- As Trump's first anniversary approaches, Gluskin Sheff analyst David Rosenberg said Trump shouldn't take all the credit for the thriving economy and stock market rally.
- The rally "has the Fed's thumbprints written all over it," Rosenberg said.
- The Fed shouldn't "sit idly" as the economy continues to expand, he warned.
As President Donald Trump nears his first anniversary in office, he shouldn't be so quick to take credit for the economy's rapid growth, Gluskin Sheff's chief economist and strategist said.
"This is still the same rally that we've been in for the better part of the past eight or nine years, and it still has the Fed's thumbprints written all over it," David Rosenberg told CNBC's "Squawk Alley" on Tuesday.
Corporate tax cuts and sustained optimism continue to rally the economy, with the Dow Jones reaching record highs, topping 26,000, on Tuesday. The index rallied 280 base points just 12 days after passing 25,000 — the fastest 1,000-point rise in the index's 121-year history.

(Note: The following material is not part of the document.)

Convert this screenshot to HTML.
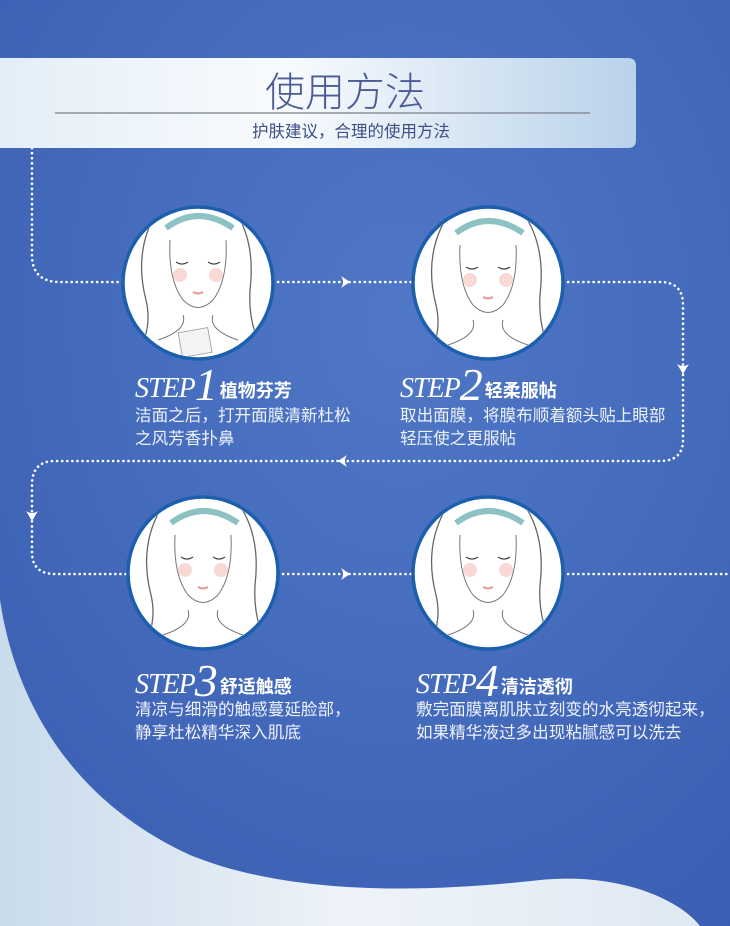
<!DOCTYPE html>
<html><head><meta charset="utf-8"><style>
html,body{margin:0;padding:0;width:730px;height:926px;overflow:hidden}
body{position:relative;font-family:"Liberation Sans","Noto Sans CJK SC",sans-serif}
.t{position:absolute;color:#fff;white-space:nowrap}
.step{font-family:"Liberation Serif",serif;font-style:italic;font-size:28px;letter-spacing:-1px}
.step b{font-size:46px;font-weight:normal;vertical-align:-3px}
.h{font-family:"Liberation Sans","Noto Sans CJK SC",sans-serif;font-style:normal;font-weight:bold;font-size:18px;letter-spacing:0;margin-left:3px}
.body{font-size:16.6px;line-height:23px;color:#eef2fb}
</style></head><body>
<svg width="730" height="926" style="position:absolute;left:0;top:0">
<defs>
<radialGradient id="bg" cx="0.55" cy="0.35" r="0.8">
<stop offset="0" stop-color="#5078c6"/><stop offset="1" stop-color="#3a5eb2"/></radialGradient>
<linearGradient id="ban" x1="0" x2="1" y1="0" y2="0">
<stop offset="0" stop-color="#e4eef7"/><stop offset="0.45" stop-color="#f8fbfd"/><stop offset="1" stop-color="#b9d2ea"/></linearGradient>
<linearGradient id="wv" x1="0" x2="1" y1="0" y2="0">
<stop offset="0" stop-color="#c9dbec"/><stop offset="0.5" stop-color="#eef3f8"/><stop offset="1" stop-color="#dfe9f3"/></linearGradient>
<clipPath id="c1"><ellipse cx="198" cy="283" rx="73" ry="74"/></clipPath>
<clipPath id="c2"><ellipse cx="488" cy="283" rx="73" ry="74"/></clipPath>
<clipPath id="c3"><ellipse cx="203" cy="573" rx="73" ry="74"/></clipPath>
<clipPath id="c4"><ellipse cx="488" cy="573" rx="73" ry="74"/></clipPath>
<g id="face">
<path d="M-40 -60 Q-5 -95 35 -62 Q58 -30 52 20 Q50 55 65 80 M-40 -60 Q-65 -20 -52 30 Q-45 60 -62 85" fill="none" stroke="#666" stroke-width="1.3"/>
<path d="M-32 -42 Q0 -66 35 -42" fill="none" stroke="#8cc2c4" stroke-width="6"/>
<path d="M-28 -30 Q-30 10 -15 30 Q0 45 15 30 Q30 10 28 -30" fill="none" stroke="#777" stroke-width="1"/>
<path d="M-22 -8 q6 4 12 0 M10 -8 q6 4 12 0" stroke="#444" stroke-width="1.3" fill="none"/>
<circle cx="-18" cy="5" r="7" fill="#f6c9c4" opacity=".7"/><circle cx="18" cy="5" r="7" fill="#f6c9c4" opacity=".7"/>
<path d="M-5 22 q5 3 10 0" stroke="#e39a94" stroke-width="2" fill="none"/>
<path d="M-15 45 Q-10 60 -40 70 M15 45 Q10 60 40 70" fill="none" stroke="#777" stroke-width="1"/>
</g>
</defs>
<rect width="730" height="926" fill="url(#bg)"/>
<path d="M0 600 C15 700 70 800 190 855 C300 900 450 890 540 880 C620 872 680 900 700 926 L0 926Z" fill="url(#wv)"/>
<path d="M0 58 H628 Q636 58 636 66 V140 Q636 148 628 148 H0Z" fill="url(#ban)"/>
<line x1="55" y1="113" x2="590" y2="113" stroke="#7a7f8c" stroke-width="1.2"/>
<g fill="none" stroke="#fff" stroke-width="2.6" stroke-dasharray="0.1 5" stroke-linecap="round">
<path d="M32 148 V255 Q32 282 60 282 H123"/>
<path d="M273 282 H413"/>
<path d="M563 282 H660 Q683 282 683 305 V440 Q683 461 660 461 H55 Q32 461 32 485 V552 Q32 574 55 574 H128"/>
<path d="M278 574 H413"/>
<path d="M563 574 H730"/>
</g>
<g fill="#fff">
<path d="M341 276 L350 282 L341 288 Q345 282 341 276Z"/>
<path d="M677 364 L683 374 L689 364 Q683 368 677 364Z"/>
<path d="M347 455 L338 461 L347 467 Q343 461 347 455Z"/>
<path d="M26 511 L32 521 L38 511 Q32 515 26 511Z"/>
<path d="M341 568 L350 574 L341 580 Q345 574 341 568Z"/>
</g>
<g stroke="#1b5fae" stroke-width="3.5" fill="#fff">
<ellipse cx="198" cy="283" rx="75" ry="76"/>
<ellipse cx="488" cy="283" rx="75" ry="76"/>
<ellipse cx="203" cy="573" rx="75" ry="76"/>
<ellipse cx="488" cy="573" rx="75" ry="76"/>
</g>
<g clip-path="url(#c1)"><use href="#face" x="198" y="270"/>
<rect x="180" y="330" width="30" height="25" fill="#f4f4f4" stroke="#999" stroke-width="0.8" transform="rotate(-10 195 342)"/></g>
<g clip-path="url(#c2)"><use href="#face" x="488" y="275"/></g>
<g clip-path="url(#c3)"><use href="#face" x="203" y="565"/></g>
<g clip-path="url(#c4)"><use href="#face" x="488" y="565"/></g>
</svg>
<div class="t" style="left:0;width:690px;text-align:center;top:60px;font-size:40px;color:#4a5b98;font-family:'Liberation Sans','Noto Sans CJK SC',sans-serif;font-weight:300">使用方法</div>
<div class="t" style="left:0;width:702px;text-align:center;top:118px;font-size:16.5px;color:#3d4f86">护肤建议，合理的使用方法</div>

<div class="t step" style="left:135px;top:358px">STEP<b>1</b><span class="h">植物芬芳</span></div>
<div class="t body" style="left:135px;top:404px">洁面之后，打开面膜清新杜松<br>之风芳香扑鼻</div>
<div class="t step" style="left:400px;top:358px">STEP<b>2</b><span class="h">轻柔服帖</span></div>
<div class="t body" style="left:400px;top:404px">取出面膜，将膜布顺着额头贴上眼部<br>轻压使之更服帖</div>
<div class="t step" style="left:135px;top:654px">STEP<b>3</b><span class="h">舒适触感</span></div>
<div class="t body" style="left:135px;top:698px">清凉与细滑的触感蔓延脸部，<br>静享杜松精华深入肌底</div>
<div class="t step" style="left:416px;top:654px">STEP<b>4</b><span class="h">清洁透彻</span></div>
<div class="t body" style="left:416px;top:698px">敷完面膜离肌肤立刻变的水亮透彻起来，<br>如果精华液过多出现粘腻感可以洗去</div>
</body></html>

While Rosenberg did credit Trump's deregulation as helping to move the economy along, he said the increased confidence and seemingly never-ending rally are more the result of policies put in place before Trump took office and of the Federal Reserve.

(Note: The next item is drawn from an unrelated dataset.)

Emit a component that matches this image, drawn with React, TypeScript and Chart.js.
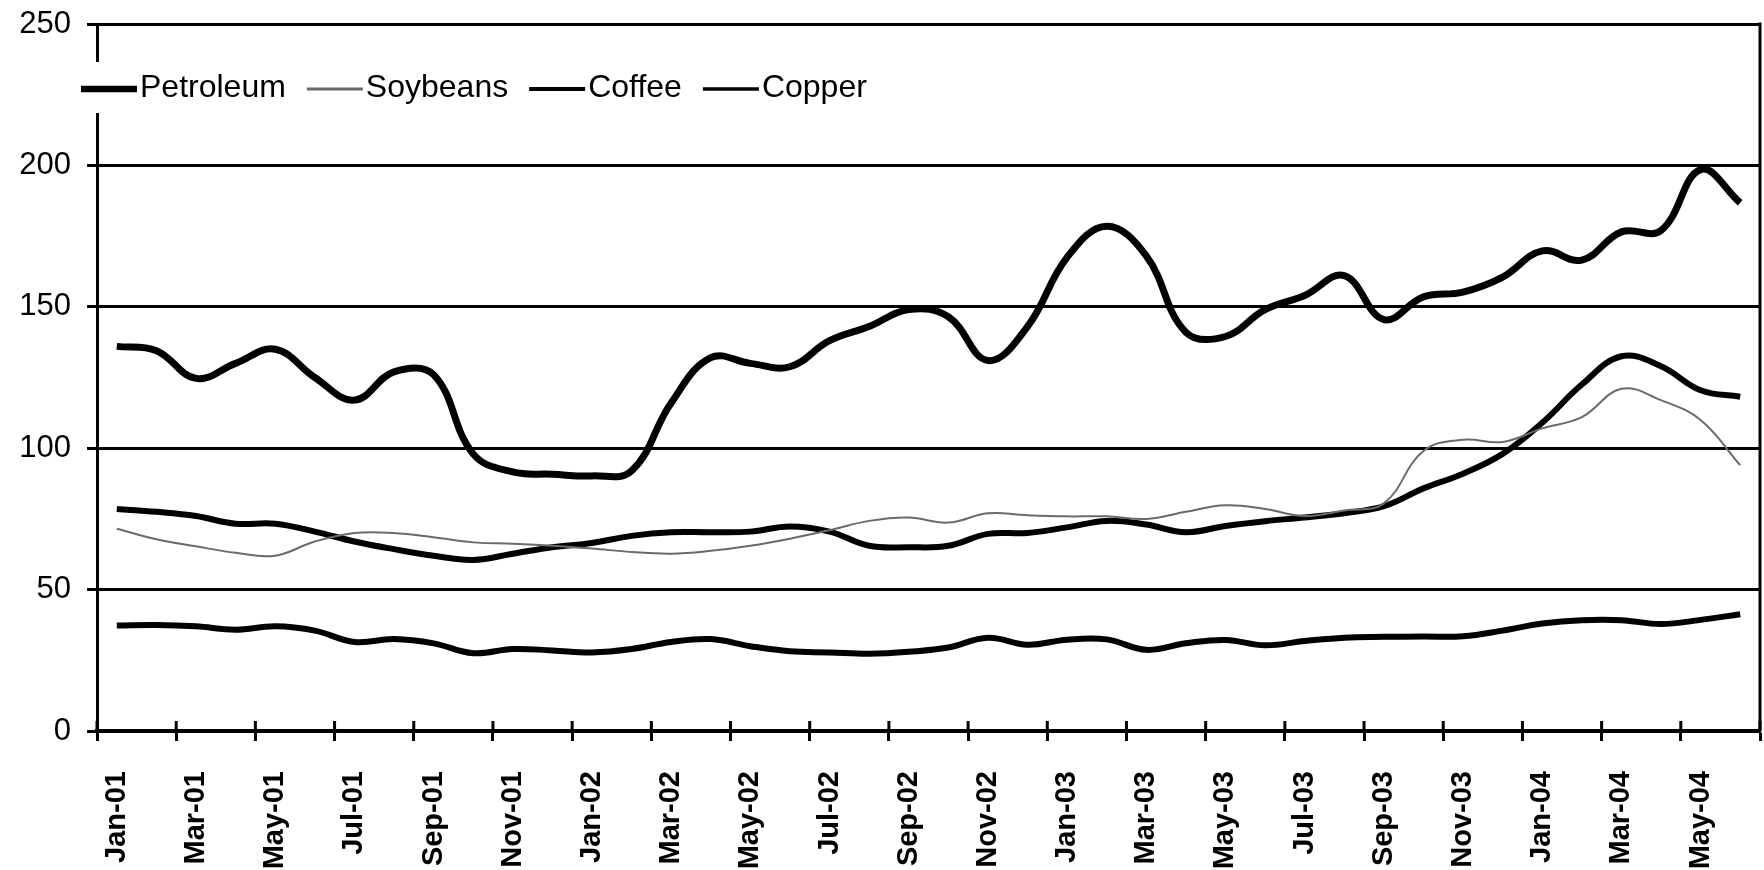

"We know the history of the Fed," he said. "They are responsible for this."
Recalling the housing bubble of the early 2000s, Rosenberg said the Fed didn't start to raise interest rates until June 2004, "late in the game."
"By that time they had already created the housing and credit bubble," he said. "They never got ahead of it."
"At some point, I think, the Fed will take the punch bowl away as it normally does," Rosenberg said. He pointed out the Fed is responsible for setting the pace of economic growth and needs to raise interest rates when the economy reaches peak activity to prevent a recession.
With the increased stimulus in the near future, the new tax plan slashed corporate tax rates from 35 percent to 21 percent, and as the unemployment rate continues to hover around 4 percent, Rosenberg warned the Fed shouldn't "sit idly" with "late cycle activity screaming everywhere."
"Somehow the Fed is just going to continue to do dribs and drabs in the face of deficit-financed tax stimulus in the ninth year of the expansion," he said. "That to me is the primary risk. The elephant in the room is always the Fed."